### What is expected
Restate, exactly and without pictures, the lines from the start of the listing below through the line holding "rates = [33.73, 34.58, 30.39, 34.25, 39.78]".

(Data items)
☆ ☆ ☆ ☆ ☆ ☆ ☆

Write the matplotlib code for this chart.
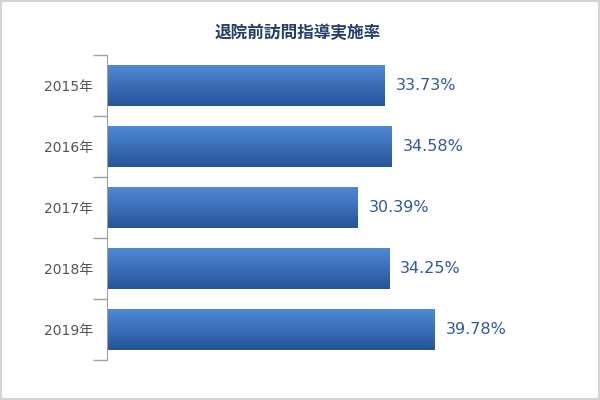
import numpy as np
import matplotlib
matplotlib.use("Agg")
import matplotlib.pyplot as plt
from matplotlib.patches import Rectangle

plt.rcParams['font.family'] = ['DejaVu Sans', 'Noto Sans CJK JP']

title = "退院前訪問指導実施率"
years = ["2015年", "2016年", "2017年", "2018年", "2019年"]
rates = [33.73, 34.58, 30.39, 34.25, 39.78]

fig = plt.figure(figsize=(6, 4), dpi=100)
# light gray frame around the picture
fig.patches.append(Rectangle((0, 0), 1, 1, transform=fig.transFigure,
                             fill=False, edgecolor="#d4d4d4", linewidth=3))

ax = fig.add_axes([107/600, 0.1, (560-107)/600, 0.7625])
y = np.arange(len(years))
bars = ax.barh(y, rates, height=0.656, color="none", edgecolor="none")

# vertical gradient in each bar (light top, dark bottom)
grad = np.linspace(0, 1, 100).reshape(-1, 1)
cmap = matplotlib.colors.LinearSegmentedColormap.from_list("g", ["#5089d4", "#27539a"])
for b in bars:
    x0, y0 = b.get_x(), b.get_y()
    w, h = b.get_width(), b.get_height()
    im = ax.imshow(grad, cmap=cmap, aspect="auto",
                   extent=[x0, x0 + w, y0 + h, y0], zorder=2)
    im.set_clip_path(b)

for i, v in enumerate(rates):
    ax.annotate(f"{v:.2f}%", (v, i), xytext=(8, 0), textcoords="offset points",
                va="center", ha="left", fontsize=11.5, color="#2f5a9e")

ax.set_xlim(0, 55)
ax.set_ylim(4.5, -0.5)

ax.set_yticks(y)
ax.set_yticklabels(years, fontsize=10, color="#555555")
ax.tick_params(axis="y", which="major", length=0, pad=10)
ax.set_yticks(np.arange(-0.5, 5, 1), minor=True)
ax.tick_params(axis="y", which="minor", length=10, color="#a0a0a0", width=1)
ax.set_xticks([])

for s in ["top", "right", "bottom"]:
    ax.spines[s].set_visible(False)
ax.spines["left"].set_color("#a0a0a0")

fig.text(298/600, 1 - 33/400, title, ha="center", va="center",
         fontsize=12, fontweight="bold", color="#243f6b",
         family=['Noto Sans CJK JP', 'DejaVu Sans'])

fig.savefig("out.png", dpi=100)
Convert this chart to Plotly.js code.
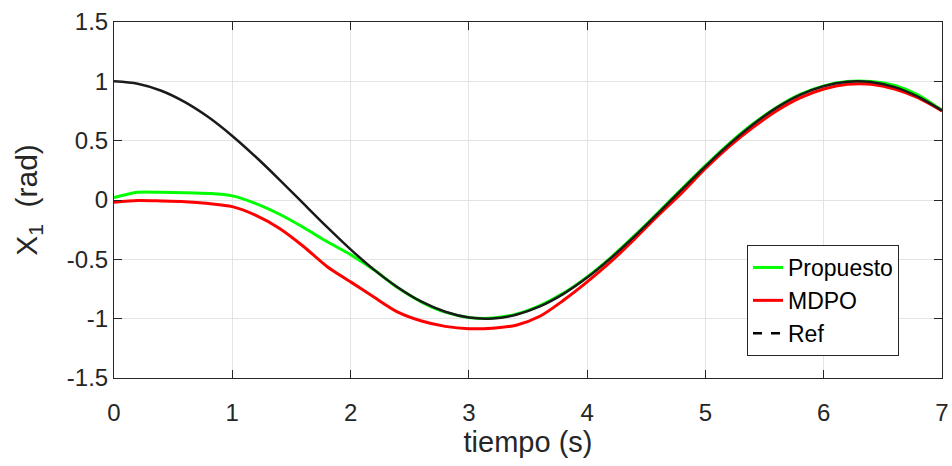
<!DOCTYPE html>
<html>
<head>
<meta charset="utf-8">
<script src="https://cdn.plot.ly/plotly-3.0.1.min.js"></script>
<style>html,body{margin:0;padding:0;background:#fff;}#chart{width:952px;height:466px;}</style>
</head>
<body>
<div id="chart"></div>
<script>
var tiempo = [0,0.2,0.4,0.6,0.8,1.0,1.2,1.4,1.6,1.8,2.0,2.2,2.4,2.6,2.8,3.0,3.2,3.4,3.6,3.8,4.0,4.2,4.4,4.6,4.8,5.0,5.2,5.4,5.6,5.8,6.0,6.2,6.4,6.6,6.8,7.0];

var propuesto = [0.02,0.065,0.065,0.062,0.055,0.035,-0.03,-0.12,-0.23,-0.35,-0.46,-0.59,-0.74,-0.86,-0.945,-0.99,-0.995,-0.962,-0.89,-0.785,-0.648,-0.485,-0.30,-0.105,0.095,0.29,0.475,0.64,0.78,0.89,0.962,0.998,0.998,0.965,0.885,0.755];

var mdpo = [-0.02,-0.005,-0.008,-0.014,-0.03,-0.056,-0.13,-0.24,-0.39,-0.56,-0.69,-0.82,-0.945,-1.02,-1.065,-1.085,-1.08,-1.055,-0.98,-0.845,-0.69,-0.52,-0.33,-0.13,0.06,0.265,0.45,0.61,0.75,0.86,0.935,0.975,0.975,0.935,0.86,0.75];

var ref = [1.0,0.98,0.921,0.825,0.697,0.54,0.362,0.17,-0.029,-0.227,-0.416,-0.589,-0.737,-0.857,-0.942,-0.99,-0.998,-0.967,-0.897,-0.791,-0.654,-0.49,-0.307,-0.112,0.087,0.284,0.469,0.635,0.776,0.886,0.96,0.997,0.994,0.951,0.869,0.754];

var xTicks = [0,1,2,3,4,5,6,7];
var yTicks = [-1.5,-1,-0.5,0,0.5,1,1.5];
var yTickText = ['-1.5','-1','-0.5','0','0.5','1','1.5'];

var FONT = '"Liberation Sans", Arial, Helvetica, sans-serif';
var INK = '#262626';

var traces = [
  {x: tiempo, y: propuesto, name: 'Propuesto', mode: 'lines',
   line: {color: '#00ff00', width: 3, shape: 'spline', smoothing: 0.8}},
  {x: tiempo, y: mdpo, name: 'MDPO', mode: 'lines',
   line: {color: '#ff0000', width: 3, shape: 'spline', smoothing: 0.8}},
  {x: tiempo, y: ref, name: 'Ref', mode: 'lines', showlegend: false,
   line: {color: '#1a1a1a', width: 2.5, shape: 'spline', smoothing: 0.8}},
  {x: [null], y: [null], name: 'Ref', mode: 'lines',
   line: {color: '#000000', width: 2.5, dash: 'dash'}}
];

var axisCommon = {
  showline: true, linecolor: INK, linewidth: 1, mirror: 'ticks',
  ticks: 'inside', ticklen: 8, tickwidth: 1, tickcolor: INK,
  showgrid: true, gridcolor: '#e3e3e3', gridwidth: 1,
  zeroline: false, tickfont: {family: FONT, size: 24, color: INK},
  automargin: false
};

var layout = {
  width: 952, height: 466,
  margin: {l: 114, r: 10, t: 22, b: 88},
  paper_bgcolor: '#ffffff', plot_bgcolor: '#ffffff',
  font: {family: FONT, color: INK},
  showlegend: true,
  xaxis: Object.assign({}, axisCommon, {
    range: [0, 7], tickvals: xTicks, ticktext: xTicks.map(String),
    ticklabelstandoff: 13,
    title: {text: 'tiempo (s)', font: {family: FONT, size: 29, color: INK}, standoff: 3}
  }),
  yaxis: Object.assign({}, axisCommon, {
    range: [-1.5, 1.5], tickvals: yTicks, ticktext: yTickText,
    title: {text: 'X<sub>1</sub>  (rad)', font: {family: FONT, size: 30, color: INK}, standoff: 20}
  }),
  legend: {
    x: 0.7645, y: 0.3736, xanchor: 'left', yanchor: 'top',
    bgcolor: '#ffffff', bordercolor: INK, borderwidth: 1,
    font: {family: FONT, size: 23, color: '#000000'},
    tracegroupgap: 0, itemwidth: 30
  }
};

Plotly.newPlot('chart', traces, layout, {displayModeBar: false, staticPlot: true});
</script>
</body>
</html>
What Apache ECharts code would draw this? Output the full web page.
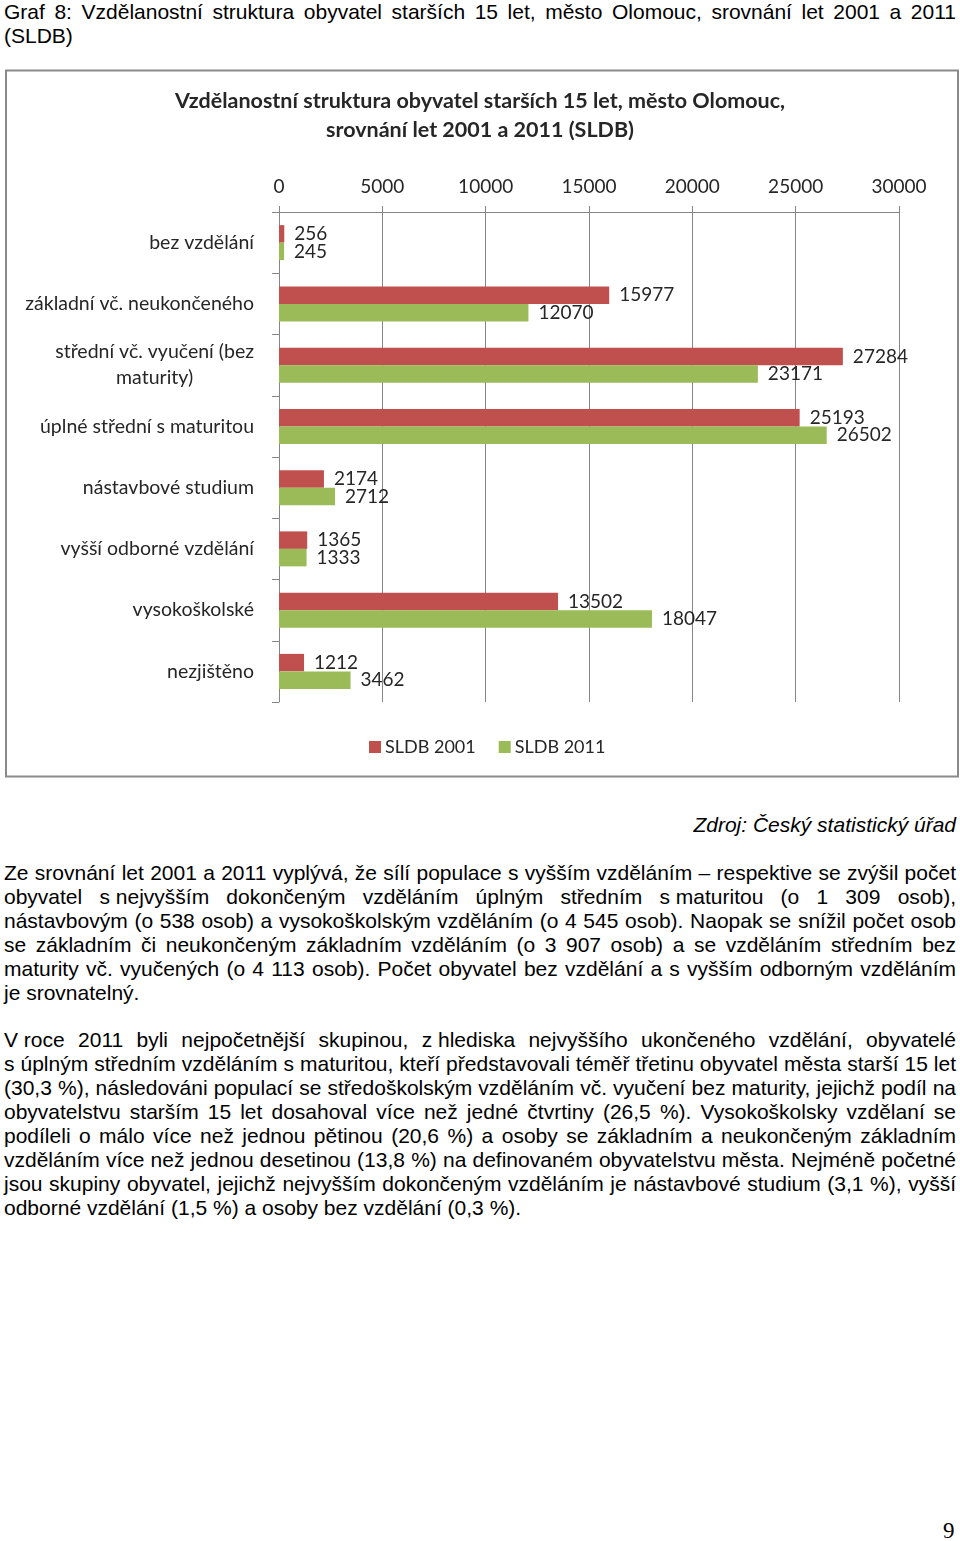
<!DOCTYPE html>
<html>
<head>
<meta charset="utf-8">
<script src="https://cdn.jsdelivr.net/npm/echarts@6/dist/echarts.min.js"></script>
<style>
  html, body { margin: 0; padding: 0; background: #fff; }
  body { width: 960px; height: 1541px; position: relative; overflow: hidden; }
  .txt { position: absolute; left: 4px; width: 952px; font-family: "Liberation Sans", Arial, sans-serif; font-size: 21px; line-height: 24px; color: #000; }
  .txt .j { text-align: justify; text-align-last: justify; white-space: nowrap; }
  .txt .l { text-align: left; white-space: nowrap; }
  .nb { display: inline-block; }
  #chart { position: absolute; left: 0; top: 60px; width: 960px; height: 730px; }
  #src { position: absolute; right: 4px; top: 813px; font-family: "Liberation Sans", Arial, sans-serif; font-style: italic; font-size: 21px; line-height: 24px; }
  #pg { position: absolute; left: 943px; top: 1519px; font-family: "Liberation Serif", "DejaVu Serif", serif; font-size: 23px; line-height: 24px; }
</style>
</head>
<body>
<div class="txt" style="top:0px">
  <div class="j">Graf 8: Vzdělanostní struktura obyvatel starších 15 let, město Olomouc, srovnání let 2001 a 2011</div>
  <div class="l">(SLDB)</div>
</div>
<div id="chart"></div>
<div id="src">Zdroj: Český statistický úřad</div>
<div class="txt" style="top:861px">
  <div class="j">Ze srovnání let 2001 a 2011 vyplývá, že sílí populace s vyšším vzděláním – respektive se zvýšil počet</div>
  <div class="j">obyvatel <span class="nb">s&nbsp;nejvyšším</span> dokončeným vzděláním úplným středním <span class="nb">s&nbsp;maturitou</span> (o 1 309 osob),</div>
  <div class="j">nástavbovým (o 538 osob) a vysokoškolským vzděláním (o 4 545 osob). Naopak se snížil počet osob</div>
  <div class="j">se základním či neukončeným základním vzděláním (o 3 907 osob) a se vzděláním středním bez</div>
  <div class="j">maturity vč. vyučených (o 4 113 osob). Počet obyvatel bez vzdělání a s vyšším odborným vzděláním</div>
  <div class="l">je srovnatelný.</div>
</div>
<div class="txt" style="top:1028px">
  <div class="j"><span class="nb">V&nbsp;roce</span> 2011 byli nejpočetnější skupinou, <span class="nb">z&nbsp;hlediska</span> nejvyššího ukončeného vzdělání, obyvatelé</div>
  <div class="j">s úplným středním vzděláním s maturitou, kteří představovali téměř třetinu obyvatel města starší 15 let</div>
  <div class="j">(30,3 %), následováni populací se středoškolským vzděláním vč. vyučení bez maturity, jejichž podíl na</div>
  <div class="j">obyvatelstvu starším 15 let dosahoval více než jedné čtvrtiny (26,5 %). Vysokoškolsky vzdělaní se</div>
  <div class="j">podíleli o málo více než jednou pětinou (20,6 %) a osoby se základním a neukončeným základním</div>
  <div class="j">vzděláním více než jednou desetinou (13,8 %) na definovaném obyvatelstvu města. Nejméně početné</div>
  <div class="j">jsou skupiny obyvatel, jejichž nejvyšším dokončeným vzděláním je nástavbové studium (3,1 %), vyšší</div>
  <div class="l">odborné vzdělání (1,5 %) a osoby bez vzdělání (0,3 %).</div>
</div>
<div id="pg">9</div>
<script>
const categories = [
  'bez vzdělání',
  'základní vč. neukončeného',
  'střední vč. vyučení (bez\nmaturity)',
  'úplné střední s maturitou',
  'nástavbové studium',
  'vyšší odborné vzdělání',
  'vysokoškolské',
  'nezjištěno'
];
const sldb2001 = [256, 15977, 27284, 25193, 2174, 1365, 13502, 1212];
const sldb2011 = [245, 12070, 23171, 26502, 2712, 1333, 18047, 3462];
const seriesNames = ['SLDB 2001', 'SLDB 2011'];
const chartTitle = 'Vzdělanostní struktura obyvatel starších 15 let, město Olomouc,\nsrovnání let 2001 a 2011 (SLDB)';

const FONT = 'Lato, "Open Sans", sans-serif';
const chart = echarts.init(document.getElementById('chart'), null, {renderer: 'canvas'});
chart.setOption({
  animation: false,
  textStyle: { fontFamily: FONT },
  title: {
    text: chartTitle,
    left: 'center',
    top: 22,
    textStyle: { fontFamily: FONT, fontSize: 21.5, fontWeight: 'bold', color: '#262626', lineHeight: 29, align: 'center' }
  },
  graphic: [{
    type: 'rect', shape: { x: 6, y: 10.5, width: 952, height: 706 },
    style: { fill: 'none', stroke: '#8a8a8a', lineWidth: 2 }, silent: true
  }],
  legend: {
    data: seriesNames,
    left: 369, top: 678, padding: 0,
    itemWidth: 12, itemHeight: 12, itemGap: 23, icon: 'rect',
    textStyle: { fontFamily: FONT, fontSize: 18, color: '#262626', padding: [0, 0, 0, -1] }
  },
  grid: { left: 279, right: 61, top: 152, height: 490, containLabel: false },
  xAxis: {
    type: 'value', position: 'top', min: 0, max: 30000, interval: 5000,
    axisLine: { show: true, lineStyle: { color: '#868686', width: 1 } },
    axisTick: { show: true, length: 6, lineStyle: { color: '#868686' } },
    splitLine: { show: true, lineStyle: { color: '#868686', width: 1 } },
    axisLabel: { fontFamily: FONT, fontSize: 19, color: '#262626', margin: 16,
      formatter: function (v) { return String(v); } }
  },
  yAxis: {
    type: 'category', inverse: true, data: categories,
    axisLine: { show: true, lineStyle: { color: '#868686', width: 1 } },
    axisTick: { show: true, length: 7, lineStyle: { color: '#868686' } },
    axisLabel: {
      margin: 25, align: 'right', fontFamily: FONT, fontSize: 19.5, color: '#262626',
      formatter: function (v) { return v.split('\n').map(function (s) { return '{c|' + s + '}'; }).join('\n'); },
      rich: { c: { align: 'center', fontFamily: FONT, fontSize: 19.5, color: '#262626', lineHeight: 26 } }
    }
  },
  series: [
    {
      name: seriesNames[0], type: 'bar', data: sldb2001, barWidth: 17.5, barGap: '0%',
      itemStyle: { color: '#C0504D' },
      label: { show: true, position: 'right', distance: 10, fontFamily: FONT, fontSize: 19, color: '#262626' }
    },
    {
      name: seriesNames[1], type: 'bar', data: sldb2011, barWidth: 17.5, barGap: '0%',
      itemStyle: { color: '#9BBB59' },
      label: { show: true, position: 'right', distance: 10, fontFamily: FONT, fontSize: 19, color: '#262626' }
    }
  ]
});
</script>
</body>
</html>
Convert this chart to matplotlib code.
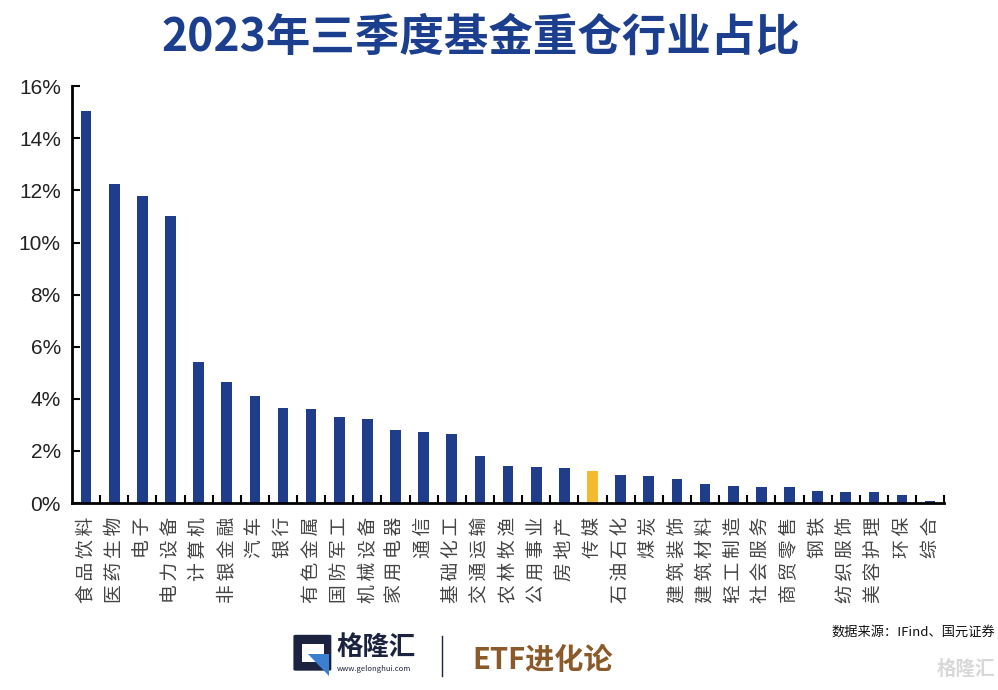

☆ ☆ ☆ ☆ ☆ ☆ ☆

### Task result
Write the matplotlib code for this chart.
import numpy as np
import matplotlib
matplotlib.use("Agg")
import matplotlib.pyplot as plt
from matplotlib.patches import Rectangle

plt.rcParams['font.family'] = ['DejaVu Sans', 'Noto Sans CJK JP']

title = "退院前訪問指導実施率"
years = ["2015年", "2016年", "2017年", "2018年", "2019年"]
rates = [33.73, 34.58, 30.39, 34.25, 39.78]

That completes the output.